4.) I expect you’ll turn this down, but I won’t take it personally.

5.) (I guess she’s never heard of the Harry Potter books, The Hunger Games, The Book Thief, et al) This is a just-under 16,000-word shirt-pocket version of a novel. Very handy for your readers to take on the subway, bus or to stick into their purse or knapsack.  These days, kids like “small”.  It intimidates them less!

6.) I hope you will read the entire manuscript since, in my own opinion, it starts very slowly and I have not yet, even after several re-writes, found a way to get around this. I have been told Part two is better than Part One.

7.) I have completed my first book. I am looking for a publisher and I am having trouble finding someone to take me seriously.

8.) If I format, I’ll have to proof the whole manuscript. 

9.) **Please note** Writing is a recreational pass time, along with traveling and caring for elderly parents.

10.) Please let me know when we can meet. Next week would be ideal as I will be off my meds!

And finally, my favorite response to a rejection, I usually state why I’m turning the submission down, but this person has not: “Thanks for the quick clear reply. Good to hear from a human for a change.” 

And my favorite laugh-out-loud synopsis: “Not to give too much away but the lead character goes from bottom to top to bottom again and it’s quite the rollercoaster ride along the way.
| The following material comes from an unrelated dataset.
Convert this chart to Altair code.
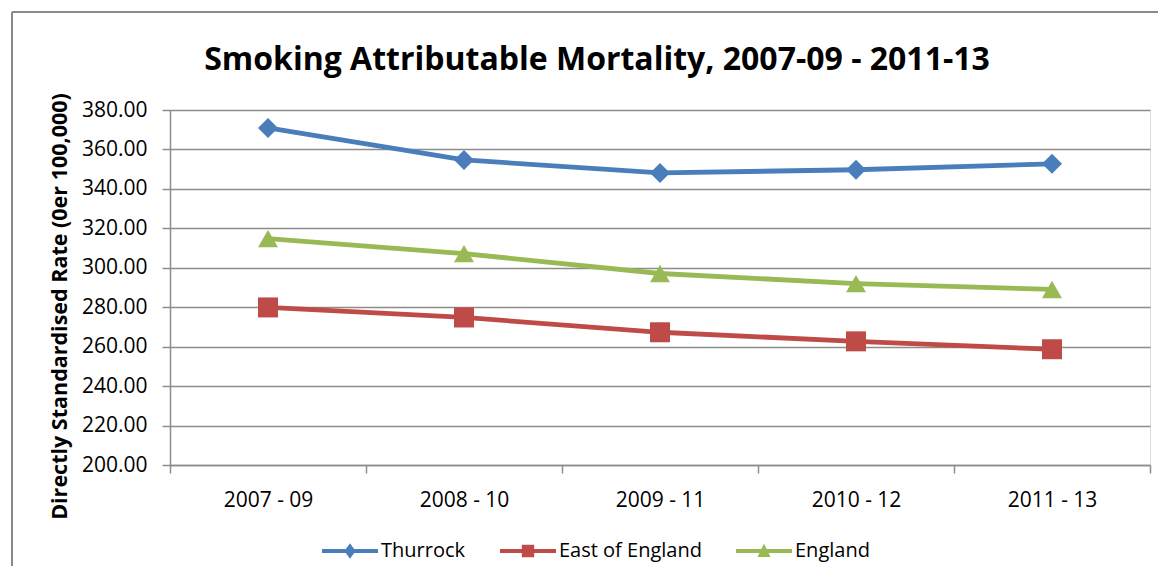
import altair as alt
import pandas as pd

periods = ["2007 - 09", "2008 - 10", "2009 - 11", "2010 - 12", "2011 - 13"]
thurrock = [370.9, 354.7, 348.1, 349.7, 352.7]
east_of_england = [279.9, 274.8, 267.3, 262.7, 258.7]
england = [314.8, 307.2, 297.1, 292.0, 289.0]
series_names = ["Thurrock", "East of England", "England"]
series_colors = ["#4A7EBB", "#BE4B48", "#98B954"]
marker_shapes = ["diamond", "square", "triangle-up"]
y_ticks = [200, 220, 240, 260, 280, 300, 320, 340, 360, 380]

# legend symbols: a horizontal bar with the marker in the middle (unit box -1..1)
legend_paths = [
    "M-1,-0.075L1,-0.075L1,0.075L-1,0.075Z M-0.2,0L0,-0.28L0.2,0L0,0.28Z",
    "M-1,-0.075L1,-0.075L1,0.075L-1,0.075Z M-0.22,-0.22L0.22,-0.22L0.22,0.22L-0.22,0.22Z",
    "M-1,-0.075L1,-0.075L1,0.075L-1,0.075Z M0,-0.27L0.23,0.21L-0.23,0.21Z",
]

rows = []
for name, vals in zip(series_names, [thurrock, east_of_england, england]):
    for p, v in zip(periods, vals):
        rows.append({"period": p, "series": name, "legend_series": name, "value": v})
df = pd.DataFrame(rows)

FONT = "Open Sans"
GRID = "#8C8C8C"

x_enc = alt.X(
    "period:N",
    sort=periods,
    bandPosition=0.5,
    scale=alt.Scale(type="band", domain=periods, paddingInner=0, paddingOuter=0),
    axis=alt.Axis(
        title=None, labelAngle=0, tickBand="extent", tickSize=8, tickColor=GRID,
        domainColor=GRID, domainWidth=1.5, tickWidth=1.5, labelPadding=16,
        labelFont=FONT, labelFontSize=21, labelColor="black", grid=False,
    ),
)
y_enc = alt.Y(
    "value:Q",
    scale=alt.Scale(domain=[200, 380], nice=False, zero=False),
    axis=alt.Axis(
        values=y_ticks, format=".2f", tickSize=8, tickColor=GRID, tickWidth=1.5,
        domainColor=GRID, domainWidth=1.5, grid=True, gridColor=GRID, gridWidth=1.5,
        labelPadding=15, labelFont=FONT, labelFontSize=21, labelColor="black",
        title="Directly Standardised Rate (0er 100,000)", titleFont=FONT,
        titleFontSize=21.5, titleFontWeight="bold", titleColor="black",
        titleAngle=-90, titleX=-110, titleY=196, titleAlign="center",
        titleBaseline="middle",
    ),
)
color_enc = alt.Color(
    "series:N", scale=alt.Scale(domain=series_names, range=series_colors), legend=None
)

# outer chart frame (left and top edges; right and bottom run off the page)
frame_left = alt.Chart(df).mark_rule(stroke="#8A8A8A", strokeWidth=2).encode(
    x=alt.value(-158), y=alt.value(-98), y2=alt.value(700)
)
frame_top = alt.Chart(df).mark_rule(stroke="#8A8A8A", strokeWidth=2).encode(
    x=alt.value(-158), x2=alt.value(1200), y=alt.value(-98)
)

lines = alt.Chart(df).mark_line(strokeWidth=4.8).encode(
    x=x_enc, y=y_enc, color=color_enc, detail="series:N"
)

points = alt.Chart(df).mark_point(filled=True, opacity=1, size=400).encode(
    x=x_enc,
    y=y_enc,
    color=color_enc,
    shape=alt.Shape(
        "series:N", scale=alt.Scale(domain=series_names, range=marker_shapes), legend=None
    ),
)

legend_props = dict(
    title=None, orient="none", direction="horizontal", legendX=152,
    legendY=413, symbolSize=3136, symbolStrokeWidth=0, labelOffset=3,
    columnPadding=34, labelFont=FONT, labelFontSize=20, labelColor="black",
    symbolOpacity=1,
)
legend_layer = alt.Chart(df).mark_point(filled=True, size=0, opacity=1).encode(
    x=x_enc,
    y=y_enc,
    color=alt.Color(
        "legend_series:N",
        scale=alt.Scale(domain=series_names, range=series_colors),
        legend=alt.Legend(**legend_props),
    ),
    shape=alt.Shape(
        "legend_series:N",
        scale=alt.Scale(domain=series_names, range=legend_paths),
        legend=alt.Legend(**legend_props),
    ),
)

chart = alt.layer(frame_left, frame_top, lines, points, legend_layer).resolve_scale(
    color="independent", shape="independent"
).properties(
    width=980,
    height=355,
    padding={"left": 162, "top": 102, "right": 8, "bottom": 101},
    autosize=alt.AutoSizeParams(type="none"),
    title=alt.Title(
        "Smoking Attributable Mortality, 2007-09 - 2011-13",
        font=FONT, fontSize=32, fontWeight="bold", color="black",
        anchor="middle", frame="group", offset=34, dx=-63, dy=100,
    ),
).configure_view(stroke=None).configure(background="white")

chart.save("out.html", embed_options={"renderer": "svg", "actions": False})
Besides being a well-respected editor, Deni Dietz is a best-selling author of the Diet Club Mysteries, in addition to Footprints in the Butter, co-starring Hitchcock the Dog, and a dozen other novels. As Mary Ellen Dennis, Dietz also penned Heaven’s Thunder, circa 1893 – 1923, with an emphasis on Colorado’s silent film industry, and The Landlord’s Black-eyed Daughter, a paranormal history-mystery-romance. Dietz’s Annie and the Grateful Dead was nominated for an Anthony in the short story category (Grateful Dead is a “pop culture cat” who foils a robbery and, at the same time, solves a murder).